The methodology we wish to extend in this work has initially been developed by Gatti & Clouteau [1] in the context of earthquake simulation. The authors employed three-dimensional high-fidelity numerical models to render synthetic acceleration time-histories on a large region. This tool allows to account for the complex physics of the earthquake phenomenon, but it is still limited to a low-frequency range prediction, due to the associated computational cost. In order to span the large uncertainty on the high-frequency part of the signal, whose signature is strictly related to complex scattering patterns at small wavelength, a databases of millions of broad-band seismic signals—recorded worldwide at seismological networks—was used to train a deep adversarial auto-encoder.

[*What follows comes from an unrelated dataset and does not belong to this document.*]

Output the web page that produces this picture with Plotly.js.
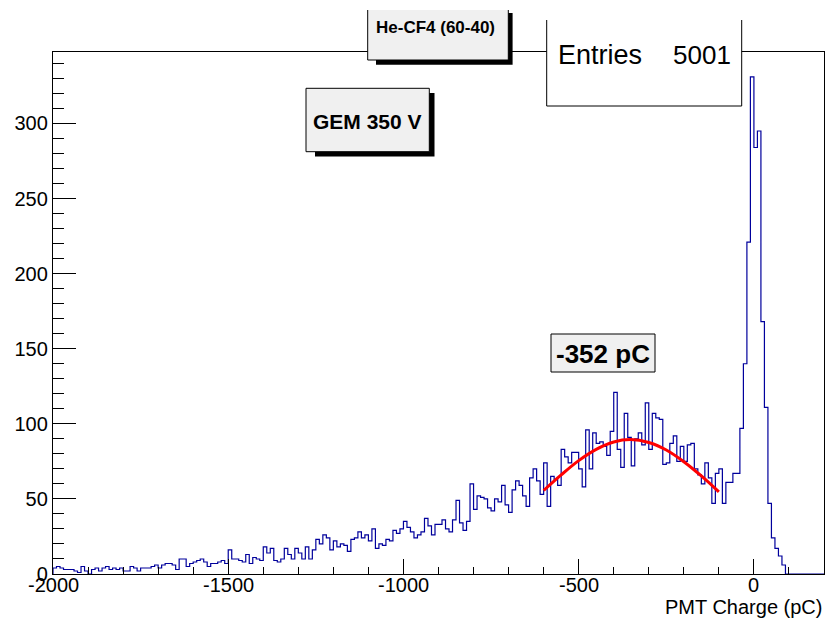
<!DOCTYPE html>
<html>
<head>
<meta charset="utf-8">
<script src="https://cdn.plot.ly/plotly-3.0.1.min.js"></script>
<style>
  html, body { margin: 0; padding: 0; background: #ffffff; }
  #chart { width: 827px; height: 623px; }
</style>
</head>
<body>
<div id="chart"></div>
<script>
// ---- Data ----
const binStart = -2000;
const binWidth = 10;
// counts per bin, lower edges -2000, -1990, ..., 190
const counts = [
  // -2000 .. -1510
  4,5,4,3,3,3,2,1,5,2,
  0,3,4,2,4,5,3,4,3,4,
  2,2,5,4,2,4,4,4,5,6,
  4,6,7,7,6,3,10,10,5,7,
  8,9,10,8,5,7,7,8,9,7,
  // -1500, -1490
  16,10,
  // -1480 .. -1010
  10,9,8,13,7,11,10,9,18,14,
  17,9,8,10,17,13,10,17,14,10,
  18,10,16,23,20,26,24,16,22,18,
  20,19,15,23,24,28,24,26,22,30,
  17,20,19,23,22,29,27,30,
  // -1000 .. -820
  35,31,28,24,26,28,37,32,26,33,33,36,30,28,36,49,34,29,35,
  // -810 .. -600
  60,43,52,51,50,44,42,50,48,59,46,41,56,62,59,52,45,64,70,62,53,74,
  // -590 .. -410
  45,65,63,59,83,78,74,81,81,70,58,96,70,94,87,88,85,79,95,
  // -400 .. 80
  121,83,71,107,91,72,90,94,86,114,
  83,107,104,103,73,74,87,92,75,85,
  75,86,87,70,66,60,74,64,47,67,
  70,47,61,61,67,67,97,140,221,331,
  284,295,168,111,47,24,17,12,6,
  // 90 .. 190
  0,0,0,0,0,0,0,0,0,0,0
];
// Gaussian fit curve
const fitX = [-600,-550,-500,-450,-400,-352,-300,-250,-200,-150,-100];
const fitY = [55.6,66,75.5,83,87.9,89.5,87.6,82.6,74.8,65.3,54.7];
const xTickVals = [-2000,-1500,-1000,-500,0];
const xTickText = ['-2000','-1500','-1000','-500','0'];
const yTickVals = [0,50,100,150,200,250,300];
const titleText = 'He-CF4 (60-40)';
const gemText = 'GEM 350 V';
const fitText = '-352 pC';
const entriesLabel = 'Entries';
const entriesValue = '5001';
const xTitle = 'PMT Charge (pC)';

// ---- Build histogram outline from bins ----
const edges = [];
const stepY = [];
for (let i = 0; i < counts.length; i++) {
  edges.push(binStart + i * binWidth);
  stepY.push(counts[i]);
}
edges.push(binStart + counts.length * binWidth);
stepY.push(counts[counts.length - 1]);
const histX = [binStart].concat(edges);
const histY = [0].concat(stepY);

// ---- Layout geometry (pixels) ----
const W = 827, H = 623;
const L = 53, R = 3, T = 52, B = 49;
const pw = W - L - R, ph = H - T - B;
const px = v => (v - L) / pw;          // pixel x -> paper
const py = v => (H - B - v) / ph;      // pixel y -> paper

const FONT = 'Liberation Sans, Arial, Helvetica, sans-serif';

function rect(x0, y0, x1, y1, fill, line) {
  return {type: 'rect', xref: 'paper', yref: 'paper', layer: 'above',
    x0: px(x0), x1: px(x1), y0: py(y1), y1: py(y0),
    fillcolor: fill, line: line ? {color: '#000', width: 1} : {width: 0}};
}
function openBox(x0, y0, x1, y1) {
  return {type: 'path', xref: 'paper', yref: 'paper', layer: 'above',
    path: `M ${px(x0)},${py(y0)} L ${px(x0)},${py(y1)} L ${px(x1)},${py(y1)} L ${px(x1)},${py(y0)}`,
    line: {color: '#000', width: 1}};
}

const shapes = [
  rect(376, 13, 512.6, 64.7, '#000', false),
  rect(367.7, 10, 508.3, 60, '#f0f0f0', false),
  openBox(367.7, 10, 508.3, 60),
  rect(546.7, 20, 741.7, 106, '#ffffff', false),
  openBox(546.7, 20, 741.7, 106),
  rect(315, 93, 434.5, 156.5, '#000', false),
  rect(306, 88.3, 429.3, 151.7, '#f0f0f0', true),
  rect(551, 334, 655, 372, '#f0f0f0', true)
];

const annotations = [
  {text: '<b>' + titleText + '</b>', xref: 'paper', yref: 'paper', x: px(435), y: py(27),
   xanchor: 'center', yanchor: 'middle', showarrow: false, font: {family: FONT, size: 17, color: '#000'}},
  {text: entriesLabel, xref: 'paper', yref: 'paper', x: px(556), y: py(55),
   xanchor: 'left', yanchor: 'middle', showarrow: false, font: {family: FONT, size: 27, color: '#000'}},
  {text: entriesValue, xref: 'paper', yref: 'paper', x: px(733), y: py(55),
   xanchor: 'right', yanchor: 'middle', showarrow: false, font: {family: FONT, size: 26, color: '#000'}},
  {text: '<b>' + gemText + '</b>', xref: 'paper', yref: 'paper', x: px(367.7), y: py(121),
   xanchor: 'center', yanchor: 'middle', showarrow: false, font: {family: FONT, size: 21, color: '#000'}},
  {text: '<b>' + fitText + '</b>', xref: 'paper', yref: 'paper', x: px(603), y: py(354),
   xanchor: 'center', yanchor: 'middle', showarrow: false, font: {family: FONT, size: 26, color: '#000'}},
  {text: xTitle, xref: 'paper', yref: 'paper', x: px(824), y: py(607),
   xanchor: 'right', yanchor: 'middle', showarrow: false, font: {family: FONT, size: 20, color: '#000'}}
];
// x tick labels, placed tight under the axis as in the reference
xTickVals.forEach((v, i) => {
  annotations.push({text: xTickText[i], xref: 'x', yref: 'paper', x: v, y: py(585),
    xanchor: 'center', yanchor: 'middle', showarrow: false,
    font: {family: FONT, size: 20, color: '#000'}});
});

const traces = [
  {x: histX, y: histY, type: 'scatter', mode: 'lines',
   line: {shape: 'hv', color: '#00009c', width: 1.2}, hoverinfo: 'skip'},
  {x: fitX, y: fitY, type: 'scatter', mode: 'lines',
   line: {shape: 'spline', color: '#ff0000', width: 3}, hoverinfo: 'skip'}
];

const layout = {
  width: W, height: H,
  margin: {l: L, r: R, t: T, b: B, pad: 0},
  paper_bgcolor: '#ffffff', plot_bgcolor: '#ffffff',
  showlegend: false,
  font: {family: FONT, size: 20, color: '#000'},
  xaxis: {
    range: [-2000, 200], tickmode: 'array', tickvals: xTickVals, showticklabels: false,
    ticks: 'inside', ticklen: 15, tickwidth: 1, tickcolor: '#000',
    minor: {dtick: 100, tick0: -2000, ticks: 'inside', ticklen: 7, tickwidth: 1, tickcolor: '#000', showgrid: false},
    showline: true, mirror: true, linecolor: '#000', linewidth: 1.2,
    showgrid: false, zeroline: false
  },
  yaxis: {
    range: [0, 347.6], tickmode: 'array', tickvals: yTickVals,
    ticks: 'inside', ticklen: 23, tickwidth: 1, tickcolor: '#000',
    minor: {dtick: 10, tick0: 0, ticks: 'inside', ticklen: 11, tickwidth: 1, tickcolor: '#000', showgrid: false},
    showline: true, mirror: true, linecolor: '#000', linewidth: 1.2,
    showgrid: false, zeroline: false, tickfont: {family: FONT, size: 20, color: '#000'}
  },
  shapes: shapes,
  annotations: annotations
};

Plotly.newPlot('chart', traces, layout, {displayModeBar: false, staticPlot: true});
</script>
</body>
</html>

The latter was taught to extract meaningful hidden features from experimental data and encode them into a "latent Gaussian manifold." Those features were then used to generate realistic broad-band signals, as stochastic realizations of the same low-frequency synthetic part, produced by numerical analysis. In this way, the parameter dimensionality that is responsible of the large uncertainty of the outcome of high-fidelity numerical simulation is not modeled directly (for the lack of resolution) but learnt from the data. Therefore, the hybrid signals resembles recorded earthquake time-histories in a broad-band frequency range. The scope of the internship is to extend the above-mentioned strategy and to apply it to aerospace models (viscoelasticity, acoustics, etc). The main objective is to strengthen the physics constraints on the adversarial learning scheme, i.e. to find a robust and non-intrusive algorithm to disentangle the latent space according to different wave propagation phenomena taking place at different scales (see Lee & Carlberg [2] or Li et al. [3]). In other words, the deep convolutional encoder proposed in [1] will be forced to infer a set of independent Gaussian components of the latent space, each one representing a scattering phenomenon taking place at a definite scale. Thus, the theory of radiative transfer will be adopted in order to unify the wave propagation problem at different wavelength and constraint the learning phase accordingly.
The project is multidisciplinary since it relies on both machine learning techniques and algorithms, and advanced physical models in acoustic and elastic wave propagation phenomena. It aims to design GANs for the construction of surrogate models trained from multi-fidelity, simulated and experimental databases, such as images or time series, while constraining their latent manifolds by the involved physical phenomena. In particular, it is desirable to constrain high-frequency wave fields with wave propagation models pertaining to these regimes.


[1] F. Gatti, D. Clouteau. Towards blending physics-based numerical simulations and seismic
databases using Generative Adversarial Network. Computer Methods in Applied Mechanics
and Engineering 372, 113421 (2020).
[2] K. Lee, K. T. Carlberg. Deep Conservation: A latent-dynamics model for exact satisfaction
of physical conservation laws. Proceedings of the AAAI Conference on Artificial Intelligence
35(1), 277-285 (2021).
[3] X. Li, C. Lin, R. Li, C. Wang, F. Guerin. Latent space factorisation and manipulation
via matrix subspace projection. In Proceedings of the 37th International Conference on
Machine Learning (III, H. D., Singh, A., Eds.), Proceedings of Machine Learning Research
119, 5916-5926 (2020).

Keywords: GAN, Diffusion Models, XAI, wave propagation, radiative transfer.